As a part of his roadmap to reopening the economy, California Governor Gavin Newsom recently raised the issue of a wage replacement mandate on businesses for employees who are sick with COVID-19 symptoms, to encourage them not to come to work.
As the California Chamber of Commerce has previously stated, the private sector cannot be the safety net for this crisis; that is the role of government. Employers in California are also victims of the pandemic.
Shifting the financial burden of this virus onto the private sector will exacerbate the harm suffered by businesses and could prevent them from reopening and rehiring their workers.
What’s more, in this case, the federal government is already paying to compensate workers who have gotten ill from COVID-19.
As a part of the federal Coronavirus Aid, Relief, and Economic Security Act (CARES Act) passed on March 27, 2020, the federal government approved a fund called Pandemic Unemployment Assistance (PUA). The purpose of this fund was to provide equivalent benefits to individuals not entitled to unemployment insurance, like independent contractors or business owners who have suffered a pandemic-related loss of revenue. But what has not been widely known or reported is that the PUA also provides benefits for employees who still have a job yet have been affected by COVID-19.
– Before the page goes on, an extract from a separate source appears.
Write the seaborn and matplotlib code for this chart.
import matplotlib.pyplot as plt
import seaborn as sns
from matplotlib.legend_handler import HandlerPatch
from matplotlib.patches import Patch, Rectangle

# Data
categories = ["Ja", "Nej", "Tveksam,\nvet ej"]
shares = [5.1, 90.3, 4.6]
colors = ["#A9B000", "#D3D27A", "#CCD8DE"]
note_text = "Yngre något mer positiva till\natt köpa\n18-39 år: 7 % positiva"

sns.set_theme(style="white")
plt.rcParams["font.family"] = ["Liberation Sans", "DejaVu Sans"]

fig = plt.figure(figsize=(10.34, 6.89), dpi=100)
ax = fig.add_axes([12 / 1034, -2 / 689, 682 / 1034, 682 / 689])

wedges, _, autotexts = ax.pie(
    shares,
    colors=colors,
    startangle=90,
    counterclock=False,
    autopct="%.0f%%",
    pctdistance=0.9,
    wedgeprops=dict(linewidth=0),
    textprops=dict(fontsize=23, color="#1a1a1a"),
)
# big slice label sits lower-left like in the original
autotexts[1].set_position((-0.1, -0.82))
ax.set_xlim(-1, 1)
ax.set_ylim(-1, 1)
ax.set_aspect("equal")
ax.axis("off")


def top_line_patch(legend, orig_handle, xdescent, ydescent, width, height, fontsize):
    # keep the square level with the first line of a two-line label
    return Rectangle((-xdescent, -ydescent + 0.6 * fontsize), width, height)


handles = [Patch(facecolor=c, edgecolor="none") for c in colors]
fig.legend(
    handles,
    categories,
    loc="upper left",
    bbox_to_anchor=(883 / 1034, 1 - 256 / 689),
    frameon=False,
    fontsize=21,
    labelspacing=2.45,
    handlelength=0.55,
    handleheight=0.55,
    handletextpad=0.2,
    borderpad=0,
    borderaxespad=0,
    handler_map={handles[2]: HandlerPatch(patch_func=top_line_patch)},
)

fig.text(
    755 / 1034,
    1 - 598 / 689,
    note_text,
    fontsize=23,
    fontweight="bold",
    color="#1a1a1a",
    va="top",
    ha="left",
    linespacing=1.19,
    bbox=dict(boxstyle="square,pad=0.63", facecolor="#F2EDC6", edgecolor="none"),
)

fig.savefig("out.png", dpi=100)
Specifically, Section 2102 of the CARES Act provides wage replacement benefits to five categories of employees:
1) employees who are diagnosed with COVID-19;
2) employees who are experiencing symptoms of COVID-19;
3) an employee who has a family member who has been diagnosed with COVID-19 and is the caregiver;
4) an employee who is the primary caregiver for a child who cannot attend school or a childcare provider because of COVID-19; or
5) an employee who cannot get to the physical location of work because of a quarantine imposed due to COVID-19.
If an employee satisfies any of these criteria, the PUA provides 39 weeks of benefits, equivalent to what an employee would receive if she or he did not have a job and was receiving unemployment insurance benefits.
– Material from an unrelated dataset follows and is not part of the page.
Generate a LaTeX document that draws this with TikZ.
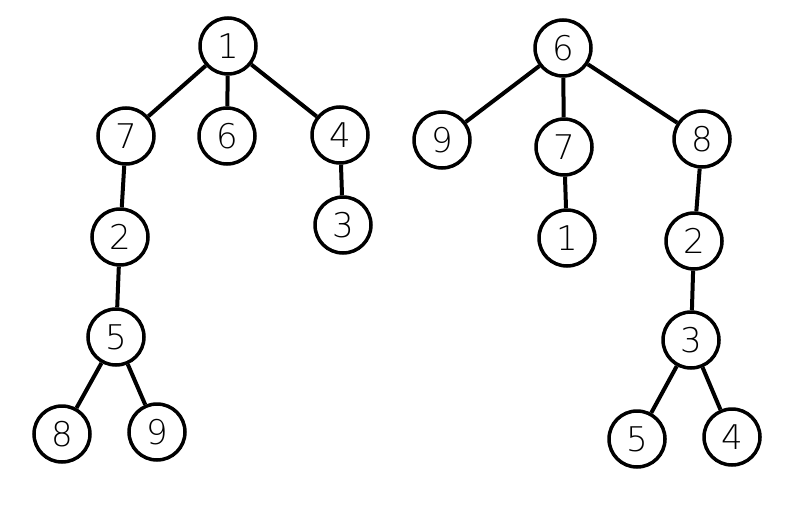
\documentclass[tikz,border=0pt]{standalone}
\usepackage{fontspec}
\setmainfont{DejaVu Sans}
\begin{document}
\begin{tikzpicture}[x=1pt,y=-1pt,
  vtx/.style={draw=black,line width=3.5pt,circle,minimum size=56pt,inner sep=0pt,
    font=\fontsize{34}{34}\selectfont\fontspec{DejaVu Sans ExtraLight}},
  edge/.style={draw=black,line width=4pt}]
\useasboundingbox[fill=white] (0,0) rectangle (786,506);
% left tree
\node[vtx] (a1) at (228,46) {1};
\node[vtx] (a7) at (126,136) {7};
\node[vtx] (a6) at (227,136) {6};
\node[vtx] (a4) at (340,135) {4};
\node[vtx] (a3) at (343,225) {3};
\node[vtx] (a2) at (120,237) {2};
\node[vtx] (a5) at (116,337) {5};
\node[vtx] (a8) at (62,434) {8};
\node[vtx] (a9) at (157,432) {9};
\draw[edge] (a1) -- (a7);
\draw[edge] (a1) -- (a6);
\draw[edge] (a1) -- (a4);
\draw[edge] (a4) -- (a3);
\draw[edge] (a7) -- (a2);
\draw[edge] (a2) -- (a5);
\draw[edge] (a5) -- (a8);
\draw[edge] (a5) -- (a9);
% right tree
\node[vtx] (b6) at (563,48) {6};
\node[vtx] (b9) at (442,140) {9};
\node[vtx] (b7) at (564,147) {7};
\node[vtx] (b8) at (702,139) {8};
\node[vtx] (b1) at (567,238) {1};
\node[vtx] (b2) at (694,241) {2};
\node[vtx] (b3) at (691,340) {3};
\node[vtx] (b5) at (637,439) {5};
\node[vtx] (b4) at (732,437) {4};
\draw[edge] (b6) -- (b9);
\draw[edge] (b6) -- (b7);
\draw[edge] (b6) -- (b8);
\draw[edge] (b7) -- (b1);
\draw[edge] (b8) -- (b2);
\draw[edge] (b2) -- (b3);
\draw[edge] (b3) -- (b5);
\draw[edge] (b3) -- (b4);
\end{tikzpicture}
\end{document}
In California, the weekly maximum benefit for unemployment insurance is $450, which the federal government has enhanced with a weekly benefit of $600. Therefore, in California, an individual may receive a maximum of $1,050 per week. (The additional weekly $600 will expire on July 25, 2020 unless the federal government extends this funding.)
The California Employment Development Department (EDD), which is the agency that administers both unemployment insurance benefits as well as benefits under the PUA, has not yet publicized this opportunity for employees to receive these benefits offered and funded by the federal government.
As the Governor seeks to reopen the California economy in the coming weeks, it is important to ensure both employers and employees are aware of these benefits funded and provided by the federal government so that employees who are sick or need to provide care to family members do not come to work and can access wage replacement benefits.